India already has a numerous policy measures in place that – if fully implemented – could address some of these challenges by accelerating the shift to cleaner and more efficient technologies. Subsidies for petrol and diesel were removed in the early 2010s, and subsidies for electric vehicles were introduced in 2019. India’s robust energy efficiency programme has been successful in reducing energy use and emissions from buildings, transport and major industries. Government efforts to provide millions of households with fuel gas for cooking and heating are enabling a steady transition away from the use of traditional biomass such as burning wood. India is also laying the groundwork to scale up important emerging technologies such as hydrogen, battery storage, and low-carbon steel, cement and fertilisers.
A transition to clean energy is a huge economic opportunity. India is particularly well placed to become a global leader in renewable batteries and green hydrogen. These and other low-carbon technologies could create a market worth up to $80 billion in India by 2030. Support from the international community is essential to help shift India’s development onto a low-carbon path. To reach net zero emissions by 2070, the IEA estimates that $160 billion per year is needed, on average, across India’s energy economy between now and 2030. That’s three times today’s investment levels. Therefore, access of low cost long term capital is key to achieve net zero.

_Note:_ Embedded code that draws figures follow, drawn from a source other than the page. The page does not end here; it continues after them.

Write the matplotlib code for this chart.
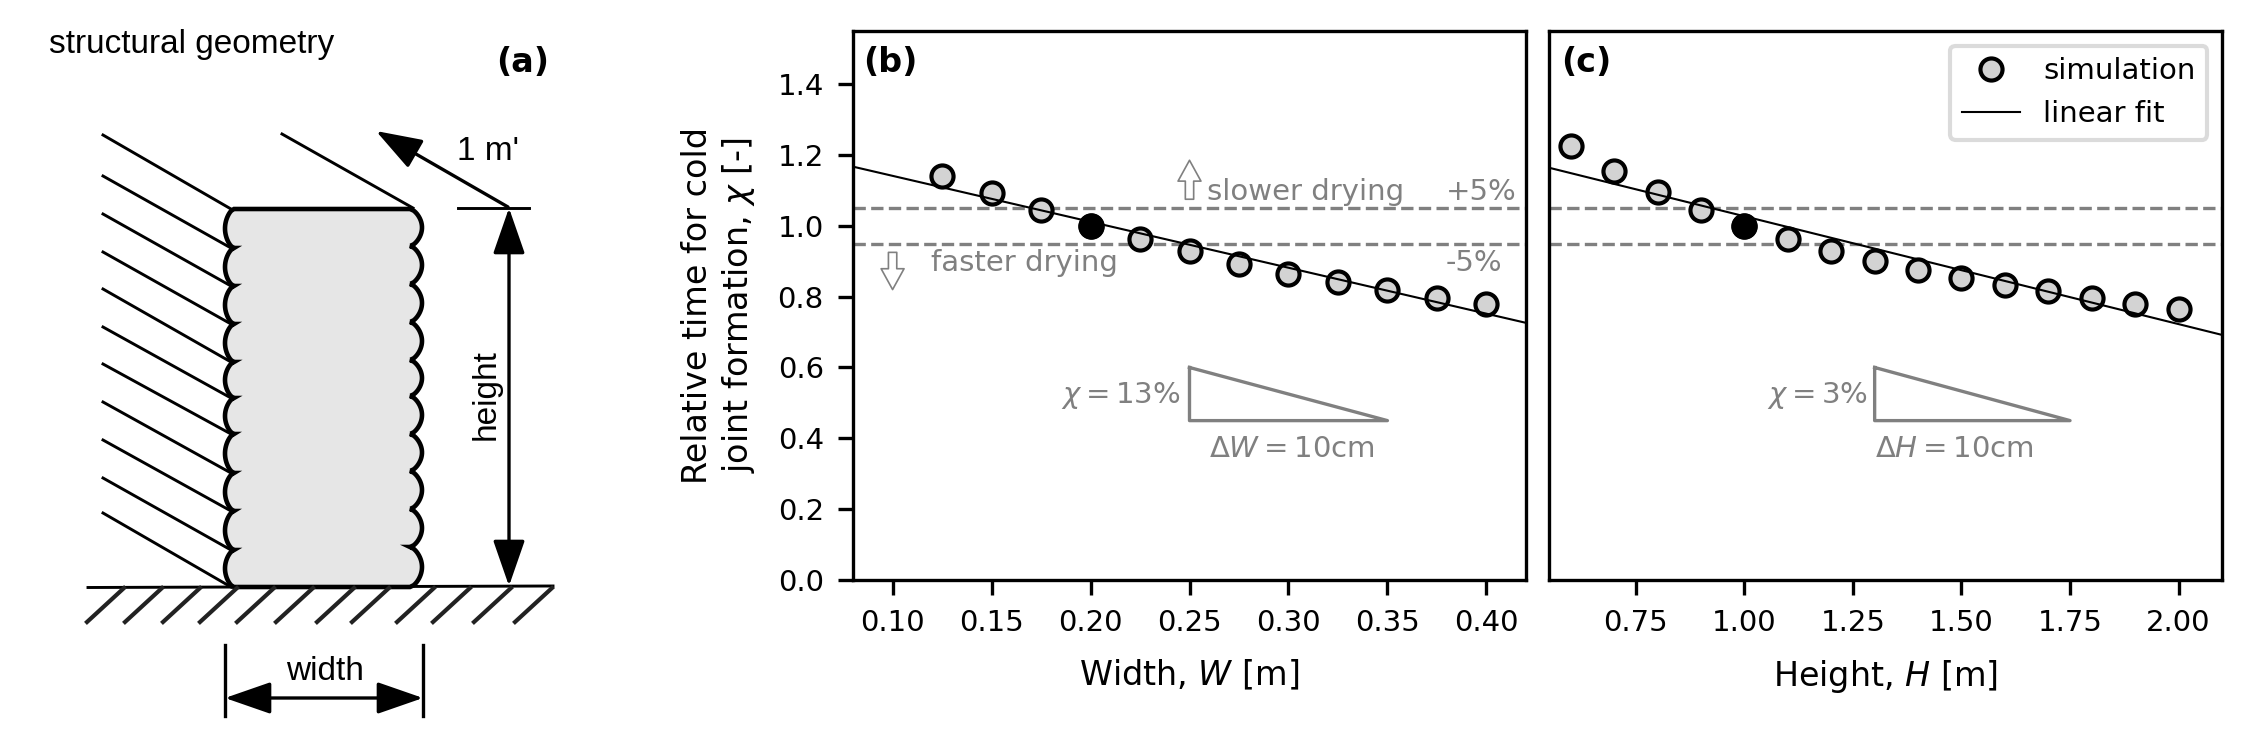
# Sensitivity of cold joint formation to wall width and height

import numpy as np
import matplotlib
matplotlib.use('Agg')
import matplotlib.pyplot as plt

W_px, H_px = 2244, 744

# panel b data
width = [0.125, 0.15, 0.175, 0.2, 0.225, 0.25, 0.275, 0.3, 0.325, 0.35, 0.375, 0.4]
chi_width = [1.142, 1.093, 1.045, 1.0, 0.962, 0.928, 0.893, 0.865, 0.840, 0.818, 0.797, 0.778]
fit_width_x = [0.08, 0.42]
fit_width_y = [1.167, 0.726]

# panel c data
height = [0.6, 0.7, 0.8, 0.9, 1.0, 1.1, 1.2, 1.3, 1.4, 1.5, 1.6, 1.7, 1.8, 1.9, 2.0]
chi_height = [1.225, 1.156, 1.096, 1.045, 1.0, 0.963, 0.93, 0.901, 0.876, 0.854, 0.834, 0.815, 0.797, 0.78, 0.766]
fit_height_x = [0.55, 2.1]
fit_height_y = [1.164, 0.692]

width_ticks = [0.10, 0.15, 0.20, 0.25, 0.30, 0.35, 0.40]
height_ticks = [0.75, 1.00, 1.25, 1.50, 1.75, 2.00]
chi_ticks = [0.0, 0.2, 0.4, 0.6, 0.8, 1.0, 1.2, 1.4]

GREY = 'gray'
FILL = 'lightgray'


def px_axes(fig, x0, x1, y_top, y_bottom):
    return fig.add_axes([x0 / W_px, 1 - y_bottom / H_px, (x1 - x0) / W_px, (y_bottom - y_top) / H_px])


def draw_panel(ax, x, y, fit_x, fit_y, ref_x):
    ax.axhline(1.05, color=GREY, ls='--', lw=0.8, zorder=1)
    ax.axhline(0.95, color=GREY, ls='--', lw=0.8, zorder=1)
    ax.plot(fit_x, fit_y, color='k', lw=0.5, zorder=3, label='linear fit')
    ax.plot(x, y, 'o', ms=5.3, mfc=FILL, mec='k', mew=1, zorder=2, label='simulation')
    ax.plot([ref_x], [1.0], 'o', ms=5.3, mfc='k', mec='k', mew=1, zorder=4)
    ax.set_ylim(0, 1.55)
    ax.set_yticks(chi_ticks)
    ax.tick_params(labelsize=7, width=0.8, length=3.5)


plt.rcParams['font.size'] = 8
fig = plt.figure(figsize=(W_px / 300, H_px / 300), dpi=300)

# (b) width
ax_b = px_axes(fig, 853, 1526, 31, 580)
draw_panel(ax_b, width, chi_width, fit_width_x, fit_width_y, 0.2)
ax_b.set_xlim(0.08, 0.42)
ax_b.set_xticks(width_ticks)
ax_b.set_xticklabels(['%.2f' % t for t in width_ticks])
ax_b.set_xlabel('Width, $W$ [m]', fontsize=8, labelpad=5)
ax_b.set_ylabel('Relative time for cold\njoint formation, $\\chi$ [-]', fontsize=8, labelpad=5)
ax_b.plot([0.25, 0.25, 0.35, 0.25], [0.6, 0.45, 0.45, 0.6], color=GREY, lw=0.8)
ax_b.text(0.0853, 1.46, '(b)', fontweight='bold', fontsize=8, ha='left', va='center')
ax_b.text(0.259, 1.095, 'slower drying', color=GREY, fontsize=7, va='center')
ax_b.text(0.1194, 0.895, 'faster drying', color=GREY, fontsize=7, va='center')
ax_b.text(0.4152, 1.095, '+5%', color=GREY, fontsize=7, va='center', ha='right')
ax_b.text(0.4082, 0.895, '-5%', color=GREY, fontsize=7, va='center', ha='right')
ax_b.text(0.185, 0.52, '$\\chi = 13\\%$', color=GREY, fontsize=7, va='center')
ax_b.text(0.26, 0.37, '$\\Delta W = 10$cm', color=GREY, fontsize=7, va='center')
arrow_style = dict(fc='white', ec=GREY, lw=0.4, width=2.0, headwidth=5.5, headlength=5)
ax_b.annotate('', xy=(0.25, 1.185), xytext=(0.25, 1.075), arrowprops=arrow_style)
ax_b.annotate('', xy=(0.10, 0.82), xytext=(0.10, 0.925), arrowprops=arrow_style)

# (c) height
ax_c = px_axes(fig, 1549, 2222, 31, 580)
draw_panel(ax_c, height, chi_height, fit_height_x, fit_height_y, 1.0)
ax_c.set_xlim(0.55, 2.1)
ax_c.set_xticks(height_ticks)
ax_c.set_xticklabels(['%.2f' % t for t in height_ticks])
ax_c.set_xlabel('Height, $H$ [m]', fontsize=8, labelpad=5)
ax_c.tick_params(left=False, labelleft=False)
ax_c.plot([1.3, 1.3, 1.75, 1.3], [0.6, 0.45, 0.45, 0.6], color=GREY, lw=0.8)
ax_c.text(0.579, 1.46, '(c)', fontweight='bold', fontsize=8, ha='left', va='center')
ax_c.text(1.053, 0.52, '$\\chi = 3\\%$', color=GREY, fontsize=7, va='center')
ax_c.text(1.30, 0.37, '$\\Delta H = 10$cm', color=GREY, fontsize=7, va='center')
handles, labels = ax_c.get_legend_handles_labels()
leg = ax_c.legend(handles[::-1], labels[::-1], loc='upper right', fontsize=7, framealpha=0.8,
                  edgecolor=FILL, fancybox=True)
leg.get_frame().set_linewidth(1.0)

# (a) schematic, drawn in picture pixels
ax_a = fig.add_axes([0, 0, 1, 1], zorder=5)
ax_a.set_xlim(0, W_px)
ax_a.set_ylim(H_px, 0)
ax_a.axis('off')
ax_a.patch.set_alpha(0)

# scallop nodes along both faces of the wall
left_nodes = [209, 248, 286, 324, 362, 398, 434, 473, 511, 550, 587]
right_nodes = [209, 246, 284, 322, 360, 396, 434, 471, 509, 547, 587]


def scallops(nodes, base, bulge):
    xs, ys = [], []
    for y0, y1 in zip(nodes[:-1], nodes[1:]):
        t = np.linspace(0, 1, 24)
        xs.extend(base + bulge * np.sin(np.pi * t) ** 0.6)
        ys.extend(y0 + (y1 - y0) * t)
    return xs, ys


lx, ly = scallops(left_nodes, 234, -9)
rx, ry = scallops(right_nodes, 410, 12)
wall_x = lx + rx[::-1]
wall_y = ly + ry[::-1]
ax_a.fill(wall_x, wall_y, facecolor='#e6e6e6', edgecolor='k', lw=1.1, zorder=2)

hatch_start_y = [135, 176, 214, 252, 289, 327, 364, 402, 440, 478, 513]
hatch_end_y = [209] + left_nodes[1:-1] + [587]
for y0, y1 in zip(hatch_start_y, hatch_end_y):
    ax_a.plot([103, 231], [y0, y1], color='k', lw=0.7, zorder=1)
ax_a.plot([282, 413], [134, 208], color='k', lw=0.7, zorder=1)

# ground
ax_a.plot([88, 553], [587.5, 586], color='k', lw=0.7)
for x0 in [87, 125, 163, 200, 237, 276, 317, 352, 397, 433, 474, 515]:
    ax_a.plot([x0, x0 + 37], [622, 588], color='#222222', lw=1.0)

# dimensions
dim_arrow = dict(arrowstyle='-|>,head_length=0.95,head_width=0.33', color='k', lw=0.8,
                 shrinkA=0, shrinkB=0, mutation_scale=10)
both_arrow = dict(dim_arrow, arrowstyle='<|-|>,head_length=0.95,head_width=0.33')
ax_a.annotate('', xy=(376, 131), xytext=(508, 207), arrowprops=dim_arrow)
ax_a.plot([458, 529], [207.5, 207.5], color='k', lw=0.7)
ax_a.annotate('', xy=(509, 208), xytext=(509, 586), arrowprops=both_arrow)
ax_a.annotate('', xy=(225, 698), xytext=(423, 698), arrowprops=both_arrow)
ax_a.plot([225, 225], [645, 716], color='k', lw=0.8)
ax_a.plot([423, 423], [645, 716], color='k', lw=0.8)

schema_font = ['Liberation Sans', 'DejaVu Sans']
ax_a.text(49, 44, 'structural geometry', family=schema_font, fontsize=8, va='center')
ax_a.text(488, 151, "1 m'", family=schema_font, fontsize=8, va='center', ha='center')
ax_a.text(486, 395, 'height', family=schema_font, fontsize=8, va='center', ha='center', rotation=90)
ax_a.text(325, 671, 'width', family=schema_font, fontsize=8, va='center', ha='center')
ax_a.text(523, 62, '(a)', fontweight='bold', fontsize=8, va='center', ha='center')

fig.savefig('out.png', dpi=300)
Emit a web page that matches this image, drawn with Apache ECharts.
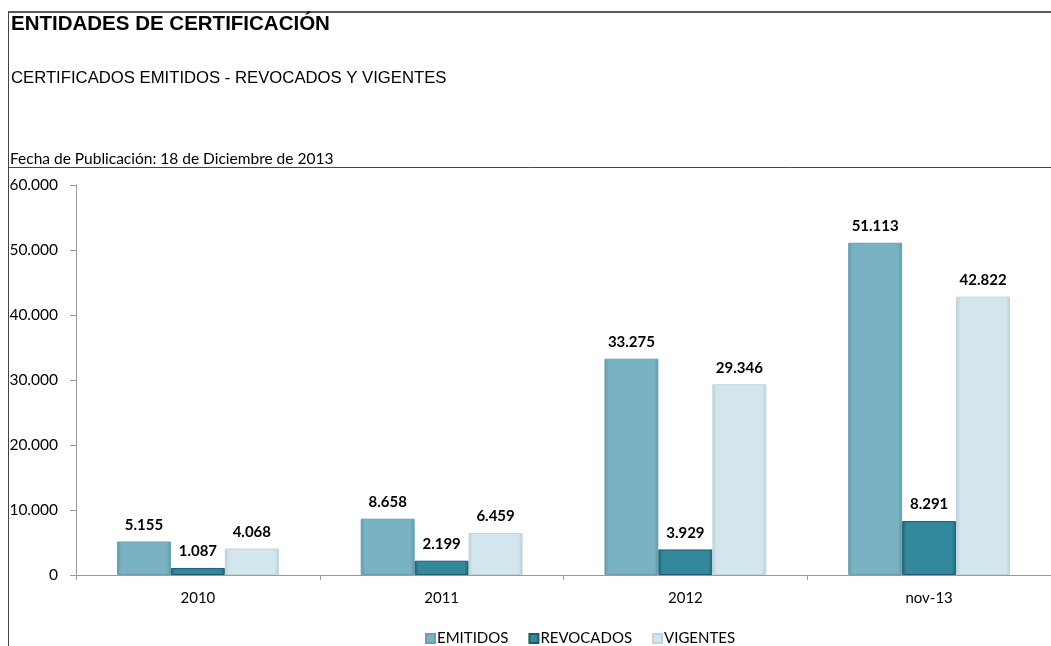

Achieving net zero is not just about reducing greenhouse gas emissions. India’s energy transition needs to benefit its citizens, and well-designed policies can limit the potential trade-offs between affordability, security and sustainability. Green hydrogen will play a major role in achieving the net zero and decarbonising the hard-to-abate sectors. India aims to become a global hub for green hydrogen production and exports. India could easily create 5 million tonne green hydrogen demand thereby replacing grey hydrogen in the refineries and fertiliser sector. This 5 million tonnes will result in abatement of 28 million tonnes of CO2. This proportion will grow as we fructify green hydrogen economy and will result in 400 million tonnes of CO2 abatement by 2050.
As a large developing economy with over 1.3 billion people, India’s climate adaptation and mitigation ambitions are not just transformational for India but for the entire planet. NITI Aayog and IEA are committed to work together to enable India to grow, industrialize and provide a better quality of life to its citizens without the need to carbonize.